▶ **Written task**:
Stop at the line containing "const data = periods.map((p, i)": write out every line from the beginning of the entries up to and including it, minus the pictures.
──────── Provided data ────────
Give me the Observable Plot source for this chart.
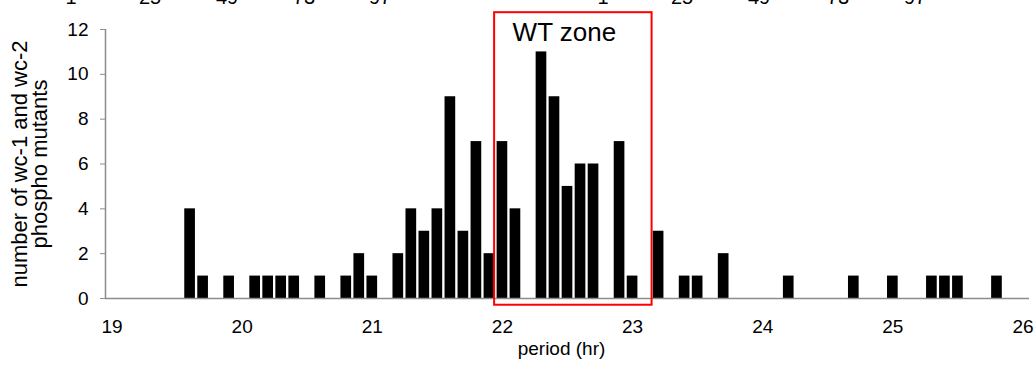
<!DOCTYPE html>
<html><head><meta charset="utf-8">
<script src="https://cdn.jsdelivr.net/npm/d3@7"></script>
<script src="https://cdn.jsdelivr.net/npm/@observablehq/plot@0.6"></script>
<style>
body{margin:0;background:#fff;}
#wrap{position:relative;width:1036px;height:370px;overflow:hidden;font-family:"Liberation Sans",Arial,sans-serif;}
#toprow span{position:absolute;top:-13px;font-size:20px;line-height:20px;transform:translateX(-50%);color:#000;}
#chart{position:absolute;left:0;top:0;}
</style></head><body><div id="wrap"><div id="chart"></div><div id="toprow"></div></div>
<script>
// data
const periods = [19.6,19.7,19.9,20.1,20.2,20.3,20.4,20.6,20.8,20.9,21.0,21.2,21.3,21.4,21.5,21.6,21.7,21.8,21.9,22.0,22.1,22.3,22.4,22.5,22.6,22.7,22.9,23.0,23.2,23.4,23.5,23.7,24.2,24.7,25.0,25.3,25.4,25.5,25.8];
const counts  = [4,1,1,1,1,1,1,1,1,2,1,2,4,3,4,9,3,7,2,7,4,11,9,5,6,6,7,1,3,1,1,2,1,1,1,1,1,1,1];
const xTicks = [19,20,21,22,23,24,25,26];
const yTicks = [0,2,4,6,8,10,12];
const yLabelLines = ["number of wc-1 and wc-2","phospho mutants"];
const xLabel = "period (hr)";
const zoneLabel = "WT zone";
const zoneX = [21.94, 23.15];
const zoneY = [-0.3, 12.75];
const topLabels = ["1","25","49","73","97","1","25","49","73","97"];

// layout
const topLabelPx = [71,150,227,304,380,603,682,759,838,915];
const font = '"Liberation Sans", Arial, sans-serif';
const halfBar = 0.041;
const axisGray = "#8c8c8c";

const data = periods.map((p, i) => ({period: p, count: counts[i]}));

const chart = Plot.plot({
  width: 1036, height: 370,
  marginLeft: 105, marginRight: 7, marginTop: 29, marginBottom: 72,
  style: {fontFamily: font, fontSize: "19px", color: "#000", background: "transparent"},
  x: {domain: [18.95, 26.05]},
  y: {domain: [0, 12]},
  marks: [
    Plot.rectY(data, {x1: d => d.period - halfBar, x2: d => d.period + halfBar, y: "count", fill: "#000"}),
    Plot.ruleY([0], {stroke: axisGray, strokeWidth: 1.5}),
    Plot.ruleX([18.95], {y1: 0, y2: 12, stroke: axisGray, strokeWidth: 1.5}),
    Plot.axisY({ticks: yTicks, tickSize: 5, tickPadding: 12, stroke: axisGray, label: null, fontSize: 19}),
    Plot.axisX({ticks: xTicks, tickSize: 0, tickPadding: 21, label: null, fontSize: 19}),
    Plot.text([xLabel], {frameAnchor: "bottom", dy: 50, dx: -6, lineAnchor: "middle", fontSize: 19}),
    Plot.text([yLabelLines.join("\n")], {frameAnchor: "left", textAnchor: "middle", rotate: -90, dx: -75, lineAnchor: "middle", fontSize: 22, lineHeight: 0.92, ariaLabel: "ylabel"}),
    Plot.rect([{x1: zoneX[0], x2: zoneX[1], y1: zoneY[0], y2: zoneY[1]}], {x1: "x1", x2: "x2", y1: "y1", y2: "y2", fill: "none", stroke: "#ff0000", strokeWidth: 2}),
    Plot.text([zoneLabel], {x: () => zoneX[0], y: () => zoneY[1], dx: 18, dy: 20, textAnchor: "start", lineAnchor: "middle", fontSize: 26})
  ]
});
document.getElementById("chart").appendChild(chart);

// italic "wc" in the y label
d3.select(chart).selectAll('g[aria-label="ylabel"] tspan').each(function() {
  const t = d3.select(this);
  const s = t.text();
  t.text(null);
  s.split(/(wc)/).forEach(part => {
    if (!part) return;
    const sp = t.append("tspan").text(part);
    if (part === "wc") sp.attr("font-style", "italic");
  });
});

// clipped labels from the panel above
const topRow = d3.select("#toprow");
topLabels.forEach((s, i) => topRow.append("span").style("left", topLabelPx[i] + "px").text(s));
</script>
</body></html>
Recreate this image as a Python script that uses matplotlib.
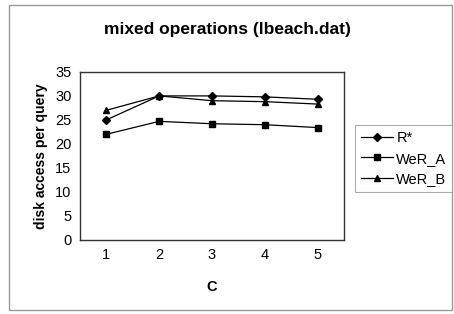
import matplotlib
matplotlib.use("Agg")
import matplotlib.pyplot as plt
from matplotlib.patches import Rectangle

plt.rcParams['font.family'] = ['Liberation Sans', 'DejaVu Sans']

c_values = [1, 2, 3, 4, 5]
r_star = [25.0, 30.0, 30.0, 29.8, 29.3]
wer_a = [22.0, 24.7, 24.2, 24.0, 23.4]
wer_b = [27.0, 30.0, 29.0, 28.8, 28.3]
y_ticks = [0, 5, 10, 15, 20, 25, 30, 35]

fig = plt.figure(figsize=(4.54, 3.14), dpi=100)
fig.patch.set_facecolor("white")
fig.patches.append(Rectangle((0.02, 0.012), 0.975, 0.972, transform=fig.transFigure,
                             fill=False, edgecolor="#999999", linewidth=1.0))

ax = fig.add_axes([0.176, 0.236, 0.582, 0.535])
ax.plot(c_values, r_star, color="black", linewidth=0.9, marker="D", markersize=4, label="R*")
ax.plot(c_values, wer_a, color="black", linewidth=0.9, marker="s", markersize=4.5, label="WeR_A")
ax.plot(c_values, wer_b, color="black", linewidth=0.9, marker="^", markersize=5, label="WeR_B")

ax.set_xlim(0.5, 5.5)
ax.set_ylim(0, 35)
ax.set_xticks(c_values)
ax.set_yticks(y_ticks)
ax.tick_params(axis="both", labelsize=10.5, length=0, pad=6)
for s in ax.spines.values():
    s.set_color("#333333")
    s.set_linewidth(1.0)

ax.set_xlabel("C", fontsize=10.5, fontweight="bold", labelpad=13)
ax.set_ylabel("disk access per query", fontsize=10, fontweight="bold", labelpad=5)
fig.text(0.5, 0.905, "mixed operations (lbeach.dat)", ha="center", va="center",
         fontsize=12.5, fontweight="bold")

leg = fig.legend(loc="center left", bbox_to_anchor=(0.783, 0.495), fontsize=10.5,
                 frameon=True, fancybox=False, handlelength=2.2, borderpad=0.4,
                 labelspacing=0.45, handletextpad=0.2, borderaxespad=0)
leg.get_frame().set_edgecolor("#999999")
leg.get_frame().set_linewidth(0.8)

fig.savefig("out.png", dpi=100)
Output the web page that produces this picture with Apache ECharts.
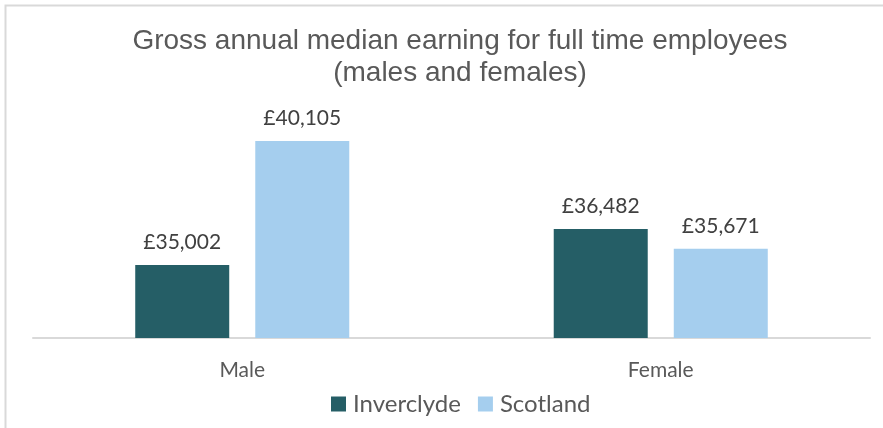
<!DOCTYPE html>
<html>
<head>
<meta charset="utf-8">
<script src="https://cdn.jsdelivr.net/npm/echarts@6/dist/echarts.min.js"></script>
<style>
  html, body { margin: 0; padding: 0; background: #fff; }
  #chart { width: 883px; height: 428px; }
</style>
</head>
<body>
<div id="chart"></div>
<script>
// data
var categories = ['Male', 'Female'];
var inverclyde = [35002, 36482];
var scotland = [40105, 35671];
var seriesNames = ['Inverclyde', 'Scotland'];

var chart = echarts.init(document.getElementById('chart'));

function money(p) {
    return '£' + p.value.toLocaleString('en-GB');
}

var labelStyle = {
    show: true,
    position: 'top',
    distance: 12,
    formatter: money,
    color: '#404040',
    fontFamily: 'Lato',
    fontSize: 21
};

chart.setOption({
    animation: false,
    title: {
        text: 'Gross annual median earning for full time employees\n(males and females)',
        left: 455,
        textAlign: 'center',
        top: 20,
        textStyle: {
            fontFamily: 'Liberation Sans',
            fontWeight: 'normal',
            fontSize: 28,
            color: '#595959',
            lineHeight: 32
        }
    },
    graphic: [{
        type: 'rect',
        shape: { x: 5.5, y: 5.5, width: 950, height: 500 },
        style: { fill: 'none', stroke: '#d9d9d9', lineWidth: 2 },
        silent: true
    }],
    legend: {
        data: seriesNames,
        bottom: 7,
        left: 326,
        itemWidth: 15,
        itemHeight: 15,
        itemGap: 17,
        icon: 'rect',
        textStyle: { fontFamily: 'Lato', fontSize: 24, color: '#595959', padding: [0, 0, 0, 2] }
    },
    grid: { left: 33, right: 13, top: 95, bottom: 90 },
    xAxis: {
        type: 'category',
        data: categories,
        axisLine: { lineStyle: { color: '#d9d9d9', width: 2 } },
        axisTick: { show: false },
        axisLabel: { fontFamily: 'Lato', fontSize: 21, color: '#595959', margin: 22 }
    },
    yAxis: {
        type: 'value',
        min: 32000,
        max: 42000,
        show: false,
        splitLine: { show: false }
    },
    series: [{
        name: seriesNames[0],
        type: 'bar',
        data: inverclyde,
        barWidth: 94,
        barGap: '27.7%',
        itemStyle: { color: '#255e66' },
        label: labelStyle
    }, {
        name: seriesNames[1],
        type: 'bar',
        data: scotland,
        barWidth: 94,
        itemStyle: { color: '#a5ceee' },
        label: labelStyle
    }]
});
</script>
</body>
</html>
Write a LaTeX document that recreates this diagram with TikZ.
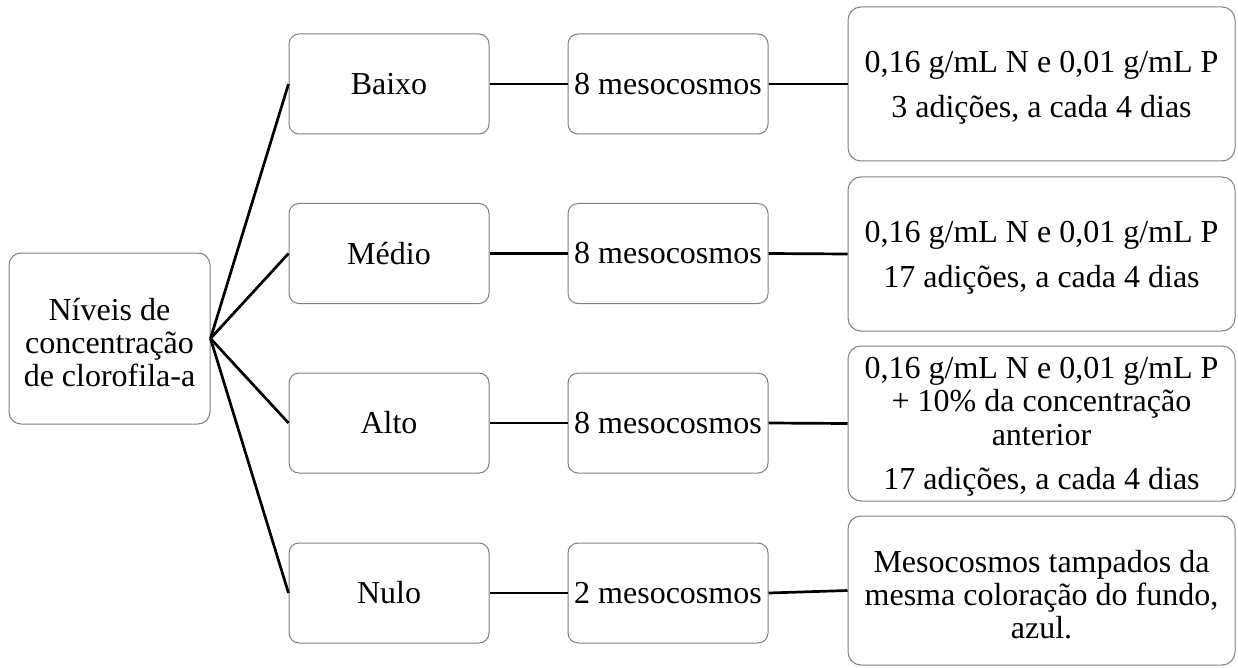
────────
▶ **Full response**:
Give me the Observable Plot source for this chart.
<!DOCTYPE html>
<html><head><meta charset="utf-8">
<script src="https://cdn.jsdelivr.net/npm/d3@7"></script>
<script src="https://cdn.jsdelivr.net/npm/@observablehq/plot@0.6"></script>
<style>
body{margin:0;background:#fff;}
#wrap{position:relative;width:1036px;height:370px;overflow:hidden;font-family:"Liberation Sans",Arial,sans-serif;}
#toprow span{position:absolute;top:-13px;font-size:20px;line-height:20px;transform:translateX(-50%);color:#000;}
#chart{position:absolute;left:0;top:0;}
</style></head><body><div id="wrap"><div id="chart"></div><div id="toprow"></div></div>
<script>
// data
const periods = [19.6,19.7,19.9,20.1,20.2,20.3,20.4,20.6,20.8,20.9,21.0,21.2,21.3,21.4,21.5,21.6,21.7,21.8,21.9,22.0,22.1,22.3,22.4,22.5,22.6,22.7,22.9,23.0,23.2,23.4,23.5,23.7,24.2,24.7,25.0,25.3,25.4,25.5,25.8];
const counts  = [4,1,1,1,1,1,1,1,1,2,1,2,4,3,4,9,3,7,2,7,4,11,9,5,6,6,7,1,3,1,1,2,1,1,1,1,1,1,1];
const xTicks = [19,20,21,22,23,24,25,26];
const yTicks = [0,2,4,6,8,10,12];
const yLabelLines = ["number of wc-1 and wc-2","phospho mutants"];
const xLabel = "period (hr)";
const zoneLabel = "WT zone";
const zoneX = [21.94, 23.15];
const zoneY = [-0.3, 12.75];
const topLabels = ["1","25","49","73","97","1","25","49","73","97"];

// layout
const topLabelPx = [71,150,227,304,380,603,682,759,838,915];
const font = '"Liberation Sans", Arial, sans-serif';
const halfBar = 0.041;
const axisGray = "#8c8c8c";

const data = periods.map((p, i) => ({period: p, count: counts[i]}));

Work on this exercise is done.